Sin embargo, el suicidio altruista de un modesto vendedor ambulante tunecino, Mohamed Bouazizi, ha sido capaz de poner el orden establecido patas arriba. Primero despertó a la sociedad de Túnez y, después, a la de otros países, como Jordania, Yemen o Egipto, que parecían narcotizadas, profunda y  largamente hechizadas. Dos semanas llevan los egipcios congregados en Midam Tahrir convencidos de que al régimen de Mubarak le ha llegado el parte de defunción. Dos semanas en las que la Plaza de la Liberación de El Cairo se ha convertido en el centro del mundo, en el epicentro de la libertad.

Suceda lo que suceda a partir de ahora, ya nada será igual, ya nada deberá ser igual. Si en 1989 Occidente brindó por la caída de los regímenes del Este europeo, ahora no puede dar la espalda a quienes se han levantado para reclamar lo mismo: democracia.

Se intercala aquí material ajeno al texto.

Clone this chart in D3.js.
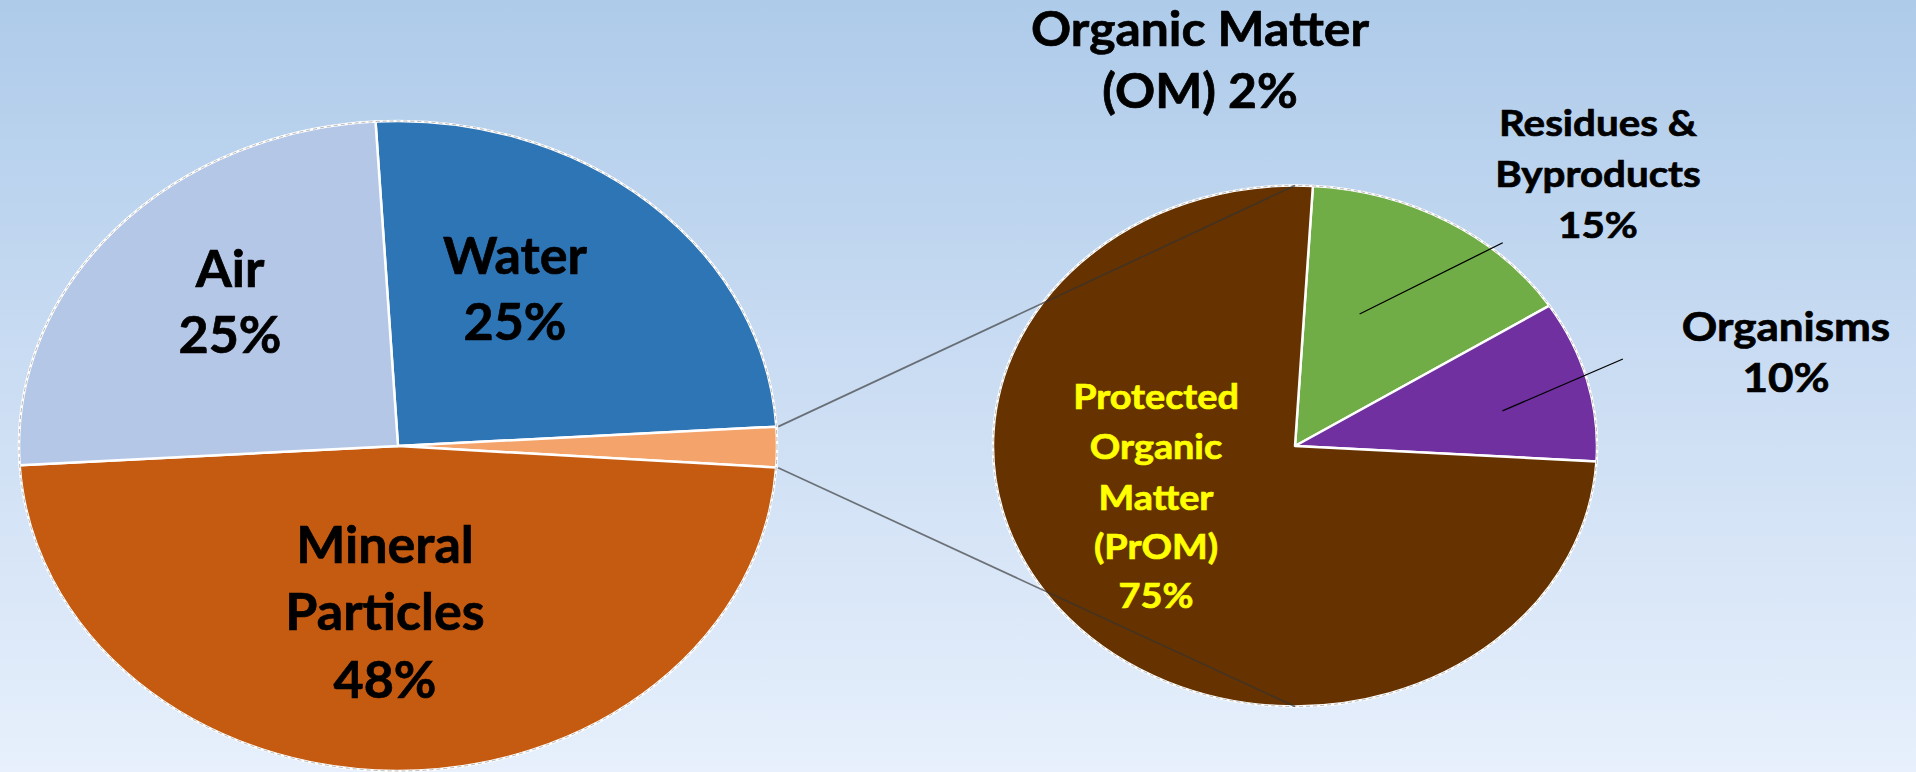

Hacerlo, sería traicionar los principios en los que, teóricamente, se legitima nuestro sistema.

Lástima que quien creyó en su pueblo y en su capacidad histórica para cambiar el destino y romper las cadenas, no pueda ver lo que ocurre cerca del café al que, a diario, acudía. Más de uno, de todos modos, hemos pensado en Naguib Mahfuz, en su sencillez, en su modestia, en las palabras que, desde sus  novelas, proclamaban la tolerancia, la hermandad y la paz entre las naciones. 

jueves, 3 de febrero de 2011

Aznar se traviste de Chateaubriand

José María Aznar no ha ocultado nunca su odio visceral hacia los árabes, hacia el mundo musulmán. De ahí que, cuando Blair y Bush se apuntaron a libertadores del pueblo iraquí, el ex presidente corriera, como a quien persigue el diablo, a fotografiarse en las Azores. No fuera a ser que el tirano Sadam ocultara las inencontradas armas de destrucción masiva. Y ahora que en algunos países islámicos, como Túnez, Egipto, Jordania o Yemen, sus poblaciones salen a las calles a reclamar libertad y democracia, el  que fuera inquilino de La Moncloa no duda en sacar a la luz sus viejos fantasmas y supeditar las ansias de esos ciudadanos a los intereses de Europa y Estados Unidos

Quizá a nadie deba sorprender que Aznar retome ahora las ideas del timorato aristócrata francés Chateaubriand, quien, al interpretar a principios del siglo XIX las reformas de los otomanos, consideraba que civilizar Oriente implicaba extender la barbarie en Occidente. Esto sólo puede tener un significado, que no reside precisamente en la posición del ministro de Exteriores del rey Carlos X, sino en la tentación de Aznar, quien lleva tiempo intentando rescatar para los occidentales una identidad primaria, esencialista, excluyente y estática y olvidando que mientras una Europa medieval vivía en la sombra, otra lo hacía en la luz. 

Le guste o no al presidente de la FAES, aquella Al Andalus y su unidad político-territorial, que luego será España, le ha demostrado a la historia europea que los árabes conocieron la modernidad mucho antes que la Europa cristiana, precisamente llamada moderna. Y los árabes, quiera o no José María, son herederos directos de la Grecia clásica, cuna de la democracia. Y aunque los árabes se han olvidado de ella, como dice el refrán castellano, quien tuvo, retuvo. ¿O es que acaso los europeos siempre hemos sido democráticos? Eso sí que es echarse un farol.